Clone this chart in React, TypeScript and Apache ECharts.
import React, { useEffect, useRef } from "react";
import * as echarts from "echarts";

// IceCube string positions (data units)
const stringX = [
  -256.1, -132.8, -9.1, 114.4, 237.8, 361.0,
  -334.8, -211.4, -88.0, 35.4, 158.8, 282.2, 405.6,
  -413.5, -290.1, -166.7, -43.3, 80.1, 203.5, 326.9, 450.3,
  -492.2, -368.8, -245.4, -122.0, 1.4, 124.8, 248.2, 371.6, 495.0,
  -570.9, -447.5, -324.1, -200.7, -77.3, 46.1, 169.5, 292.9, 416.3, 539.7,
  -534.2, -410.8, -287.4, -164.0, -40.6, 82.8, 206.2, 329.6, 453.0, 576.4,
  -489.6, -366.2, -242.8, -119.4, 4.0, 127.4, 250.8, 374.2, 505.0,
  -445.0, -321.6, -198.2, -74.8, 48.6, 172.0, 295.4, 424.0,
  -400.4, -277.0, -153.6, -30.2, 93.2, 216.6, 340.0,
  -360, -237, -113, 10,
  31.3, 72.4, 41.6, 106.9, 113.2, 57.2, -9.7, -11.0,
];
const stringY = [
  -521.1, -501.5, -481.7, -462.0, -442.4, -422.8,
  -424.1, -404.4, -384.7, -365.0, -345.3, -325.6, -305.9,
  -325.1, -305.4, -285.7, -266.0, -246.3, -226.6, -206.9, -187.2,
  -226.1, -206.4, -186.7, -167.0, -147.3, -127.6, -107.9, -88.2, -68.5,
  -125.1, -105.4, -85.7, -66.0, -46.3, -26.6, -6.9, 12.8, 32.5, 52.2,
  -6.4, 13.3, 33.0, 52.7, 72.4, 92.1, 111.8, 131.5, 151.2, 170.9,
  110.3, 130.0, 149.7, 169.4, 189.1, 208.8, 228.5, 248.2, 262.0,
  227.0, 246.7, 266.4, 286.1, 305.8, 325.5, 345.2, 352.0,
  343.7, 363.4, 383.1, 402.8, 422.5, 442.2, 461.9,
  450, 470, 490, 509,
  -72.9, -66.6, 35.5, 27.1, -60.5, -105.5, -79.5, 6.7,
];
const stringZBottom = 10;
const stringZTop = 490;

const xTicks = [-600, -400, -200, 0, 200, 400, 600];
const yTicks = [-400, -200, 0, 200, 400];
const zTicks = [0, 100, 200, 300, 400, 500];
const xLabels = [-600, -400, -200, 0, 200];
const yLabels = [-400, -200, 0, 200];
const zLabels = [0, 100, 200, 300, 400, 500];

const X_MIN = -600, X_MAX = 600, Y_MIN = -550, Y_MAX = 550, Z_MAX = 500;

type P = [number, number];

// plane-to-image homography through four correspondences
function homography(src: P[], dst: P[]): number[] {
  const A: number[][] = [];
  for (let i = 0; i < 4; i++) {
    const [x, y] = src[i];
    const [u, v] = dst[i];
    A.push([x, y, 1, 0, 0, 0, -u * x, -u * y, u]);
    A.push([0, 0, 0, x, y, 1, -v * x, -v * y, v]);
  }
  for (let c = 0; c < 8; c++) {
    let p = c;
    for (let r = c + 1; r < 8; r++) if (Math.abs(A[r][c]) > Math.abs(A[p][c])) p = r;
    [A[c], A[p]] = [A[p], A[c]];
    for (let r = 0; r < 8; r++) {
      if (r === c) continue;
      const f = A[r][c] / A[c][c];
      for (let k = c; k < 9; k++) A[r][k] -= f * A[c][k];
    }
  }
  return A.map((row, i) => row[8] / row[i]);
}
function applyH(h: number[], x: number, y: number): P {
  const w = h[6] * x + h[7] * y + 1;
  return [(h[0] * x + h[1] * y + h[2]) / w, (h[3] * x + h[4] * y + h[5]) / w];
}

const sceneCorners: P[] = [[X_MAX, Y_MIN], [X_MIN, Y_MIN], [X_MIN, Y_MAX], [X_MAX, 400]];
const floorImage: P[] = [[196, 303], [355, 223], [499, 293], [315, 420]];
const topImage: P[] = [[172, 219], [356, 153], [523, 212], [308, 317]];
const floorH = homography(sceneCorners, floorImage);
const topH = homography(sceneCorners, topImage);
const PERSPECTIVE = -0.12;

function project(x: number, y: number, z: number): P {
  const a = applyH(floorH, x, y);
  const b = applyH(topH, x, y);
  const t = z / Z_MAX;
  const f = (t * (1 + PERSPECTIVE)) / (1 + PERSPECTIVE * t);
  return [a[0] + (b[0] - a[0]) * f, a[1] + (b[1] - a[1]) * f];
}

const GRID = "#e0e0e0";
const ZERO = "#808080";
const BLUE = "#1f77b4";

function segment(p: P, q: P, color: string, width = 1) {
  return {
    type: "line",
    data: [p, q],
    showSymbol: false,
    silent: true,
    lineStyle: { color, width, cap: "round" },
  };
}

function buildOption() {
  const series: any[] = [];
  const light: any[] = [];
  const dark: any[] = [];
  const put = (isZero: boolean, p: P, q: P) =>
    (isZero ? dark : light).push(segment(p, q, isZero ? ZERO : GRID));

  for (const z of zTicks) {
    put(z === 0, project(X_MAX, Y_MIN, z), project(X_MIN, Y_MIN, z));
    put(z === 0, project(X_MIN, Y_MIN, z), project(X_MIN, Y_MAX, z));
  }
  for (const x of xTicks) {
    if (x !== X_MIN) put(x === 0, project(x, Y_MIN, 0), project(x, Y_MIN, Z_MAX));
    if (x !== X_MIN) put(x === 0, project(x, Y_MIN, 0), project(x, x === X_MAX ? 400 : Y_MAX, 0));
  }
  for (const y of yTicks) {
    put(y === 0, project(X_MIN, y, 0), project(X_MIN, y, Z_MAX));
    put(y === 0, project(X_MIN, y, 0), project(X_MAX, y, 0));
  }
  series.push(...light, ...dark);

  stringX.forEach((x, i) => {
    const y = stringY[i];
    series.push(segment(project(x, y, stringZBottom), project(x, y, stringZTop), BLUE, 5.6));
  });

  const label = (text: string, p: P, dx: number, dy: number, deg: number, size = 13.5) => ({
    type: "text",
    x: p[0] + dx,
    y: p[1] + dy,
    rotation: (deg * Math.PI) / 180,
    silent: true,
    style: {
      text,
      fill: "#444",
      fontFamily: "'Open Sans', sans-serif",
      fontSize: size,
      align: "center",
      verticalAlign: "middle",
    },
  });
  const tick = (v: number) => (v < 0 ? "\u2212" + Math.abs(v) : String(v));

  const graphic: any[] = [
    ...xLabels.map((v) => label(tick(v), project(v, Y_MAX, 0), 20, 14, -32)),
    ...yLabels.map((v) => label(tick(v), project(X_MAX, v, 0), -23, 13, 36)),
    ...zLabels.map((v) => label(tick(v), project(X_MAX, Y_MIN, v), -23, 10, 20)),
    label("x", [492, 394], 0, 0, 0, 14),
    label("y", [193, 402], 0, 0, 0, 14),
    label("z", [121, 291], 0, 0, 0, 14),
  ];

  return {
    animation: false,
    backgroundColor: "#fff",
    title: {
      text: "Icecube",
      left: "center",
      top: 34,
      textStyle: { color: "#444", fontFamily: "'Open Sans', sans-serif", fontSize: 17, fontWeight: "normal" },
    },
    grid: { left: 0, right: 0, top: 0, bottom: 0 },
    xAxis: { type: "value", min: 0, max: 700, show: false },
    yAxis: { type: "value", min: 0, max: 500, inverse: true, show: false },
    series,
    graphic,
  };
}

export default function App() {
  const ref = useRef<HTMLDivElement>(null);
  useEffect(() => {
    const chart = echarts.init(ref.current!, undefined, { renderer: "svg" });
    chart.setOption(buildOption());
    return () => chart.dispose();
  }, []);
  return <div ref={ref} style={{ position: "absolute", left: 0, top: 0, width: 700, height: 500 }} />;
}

▸ **EXERCISE TASK**
The listing above must be transcribed exactly, line by line.

▸ **RESPONSE TO THIS EXERCISE**
Clone this chart in React, TypeScript and Apache ECharts.
import React, { useEffect, useRef } from "react";
import * as echarts from "echarts";

// IceCube string positions (data units)
const stringX = [
  -256.1, -132.8, -9.1, 114.4, 237.8, 361.0,
  -334.8, -211.4, -88.0, 35.4, 158.8, 282.2, 405.6,
  -413.5, -290.1, -166.7, -43.3, 80.1, 203.5, 326.9, 450.3,
  -492.2, -368.8, -245.4, -122.0, 1.4, 124.8, 248.2, 371.6, 495.0,
  -570.9, -447.5, -324.1, -200.7, -77.3, 46.1, 169.5, 292.9, 416.3, 539.7,
  -534.2, -410.8, -287.4, -164.0, -40.6, 82.8, 206.2, 329.6, 453.0, 576.4,
  -489.6, -366.2, -242.8, -119.4, 4.0, 127.4, 250.8, 374.2, 505.0,
  -445.0, -321.6, -198.2, -74.8, 48.6, 172.0, 295.4, 424.0,
  -400.4, -277.0, -153.6, -30.2, 93.2, 216.6, 340.0,
  -360, -237, -113, 10,
  31.3, 72.4, 41.6, 106.9, 113.2, 57.2, -9.7, -11.0,
];
const stringY = [
  -521.1, -501.5, -481.7, -462.0, -442.4, -422.8,
  -424.1, -404.4, -384.7, -365.0, -345.3, -325.6, -305.9,
  -325.1, -305.4, -285.7, -266.0, -246.3, -226.6, -206.9, -187.2,
  -226.1, -206.4, -186.7, -167.0, -147.3, -127.6, -107.9, -88.2, -68.5,
  -125.1, -105.4, -85.7, -66.0, -46.3, -26.6, -6.9, 12.8, 32.5, 52.2,
  -6.4, 13.3, 33.0, 52.7, 72.4, 92.1, 111.8, 131.5, 151.2, 170.9,
  110.3, 130.0, 149.7, 169.4, 189.1, 208.8, 228.5, 248.2, 262.0,
  227.0, 246.7, 266.4, 286.1, 305.8, 325.5, 345.2, 352.0,
  343.7, 363.4, 383.1, 402.8, 422.5, 442.2, 461.9,
  450, 470, 490, 509,
  -72.9, -66.6, 35.5, 27.1, -60.5, -105.5, -79.5, 6.7,
];
const stringZBottom = 10;
const stringZTop = 490;

const xTicks = [-600, -400, -200, 0, 200, 400, 600];
const yTicks = [-400, -200, 0, 200, 400];
const zTicks = [0, 100, 200, 300, 400, 500];
const xLabels = [-600, -400, -200, 0, 200];
const yLabels = [-400, -200, 0, 200];
const zLabels = [0, 100, 200, 300, 400, 500];

const X_MIN = -600, X_MAX = 600, Y_MIN = -550, Y_MAX = 550, Z_MAX = 500;

type P = [number, number];

// plane-to-image homography through four correspondences
function homography(src: P[], dst: P[]): number[] {
  const A: number[][] = [];
  for (let i = 0; i < 4; i++) {
    const [x, y] = src[i];
    const [u, v] = dst[i];
    A.push([x, y, 1, 0, 0, 0, -u * x, -u * y, u]);
    A.push([0, 0, 0, x, y, 1, -v * x, -v * y, v]);
  }
  for (let c = 0; c < 8; c++) {
    let p = c;
    for (let r = c + 1; r < 8; r++) if (Math.abs(A[r][c]) > Math.abs(A[p][c])) p = r;
    [A[c], A[p]] = [A[p], A[c]];
    for (let r = 0; r < 8; r++) {
      if (r === c) continue;
      const f = A[r][c] / A[c][c];
      for (let k = c; k < 9; k++) A[r][k] -= f * A[c][k];
    }
  }
  return A.map((row, i) => row[8] / row[i]);
}
function applyH(h: number[], x: number, y: number): P {
  const w = h[6] * x + h[7] * y + 1;
  return [(h[0] * x + h[1] * y + h[2]) / w, (h[3] * x + h[4] * y + h[5]) / w];
}

const sceneCorners: P[] = [[X_MAX, Y_MIN], [X_MIN, Y_MIN], [X_MIN, Y_MAX], [X_MAX, 400]];
const floorImage: P[] = [[196, 303], [355, 223], [499, 293], [315, 420]];
const topImage: P[] = [[172, 219], [356, 153], [523, 212], [308, 317]];
const floorH = homography(sceneCorners, floorImage);
const topH = homography(sceneCorners, topImage);
const PERSPECTIVE = -0.12;

function project(x: number, y: number, z: number): P {
  const a = applyH(floorH, x, y);
  const b = applyH(topH, x, y);
  const t = z / Z_MAX;
  const f = (t * (1 + PERSPECTIVE)) / (1 + PERSPECTIVE * t);
  return [a[0] + (b[0] - a[0]) * f, a[1] + (b[1] - a[1]) * f];
}

const GRID = "#e0e0e0";
const ZERO = "#808080";
const BLUE = "#1f77b4";

function segment(p: P, q: P, color: string, width = 1) {
  return {
    type: "line",
    data: [p, q],
    showSymbol: false,
    silent: true,
    lineStyle: { color, width, cap: "round" },
  };
}

function buildOption() {
  const series: any[] = [];
  const light: any[] = [];
  const dark: any[] = [];
  const put = (isZero: boolean, p: P, q: P) =>
    (isZero ? dark : light).push(segment(p, q, isZero ? ZERO : GRID));

  for (const z of zTicks) {
    put(z === 0, project(X_MAX, Y_MIN, z), project(X_MIN, Y_MIN, z));
    put(z === 0, project(X_MIN, Y_MIN, z), project(X_MIN, Y_MAX, z));
  }
  for (const x of xTicks) {
    if (x !== X_MIN) put(x === 0, project(x, Y_MIN, 0), project(x, Y_MIN, Z_MAX));
    if (x !== X_MIN) put(x === 0, project(x, Y_MIN, 0), project(x, x === X_MAX ? 400 : Y_MAX, 0));
  }
  for (const y of yTicks) {
    put(y === 0, project(X_MIN, y, 0), project(X_MIN, y, Z_MAX));
    put(y === 0, project(X_MIN, y, 0), project(X_MAX, y, 0));
  }
  series.push(...light, ...dark);

  stringX.forEach((x, i) => {
    const y = stringY[i];
    series.push(segment(project(x, y, stringZBottom), project(x, y, stringZTop), BLUE, 5.6));
  });

  const label = (text: string, p: P, dx: number, dy: number, deg: number, size = 13.5) => ({
    type: "text",
    x: p[0] + dx,
    y: p[1] + dy,
    rotation: (deg * Math.PI) / 180,
    silent: true,
    style: {
      text,
      fill: "#444",
      fontFamily: "'Open Sans', sans-serif",
      fontSize: size,
      align: "center",
      verticalAlign: "middle",
    },
  });
  const tick = (v: number) => (v < 0 ? "\u2212" + Math.abs(v) : String(v));

  const graphic: any[] = [
    ...xLabels.map((v) => label(tick(v), project(v, Y_MAX, 0), 20, 14, -32)),
    ...yLabels.map((v) => label(tick(v), project(X_MAX, v, 0), -23, 13, 36)),
    ...zLabels.map((v) => label(tick(v), project(X_MAX, Y_MIN, v), -23, 10, 20)),
    label("x", [492, 394], 0, 0, 0, 14),
    label("y", [193, 402], 0, 0, 0, 14),
    label("z", [121, 291], 0, 0, 0, 14),
  ];

  return {
    animation: false,
    backgroundColor: "#fff",
    title: {
      text: "Icecube",
      left: "center",
      top: 34,
      textStyle: { color: "#444", fontFamily: "'Open Sans', sans-serif", fontSize: 17, fontWeight: "normal" },
    },
    grid: { left: 0, right: 0, top: 0, bottom: 0 },
    xAxis: { type: "value", min: 0, max: 700, show: false },
    yAxis: { type: "value", min: 0, max: 500, inverse: true, show: false },
    series,
    graphic,
  };
}

export default function App() {
  const ref = useRef<HTMLDivElement>(null);
  useEffect(() => {
    const chart = echarts.init(ref.current!, undefined, { renderer: "svg" });
    chart.setOption(buildOption());
    return () => chart.dispose();
  }, []);
  return <div ref={ref} style={{ position: "absolute", left: 0, top: 0, width: 700, height: 500 }} />;
}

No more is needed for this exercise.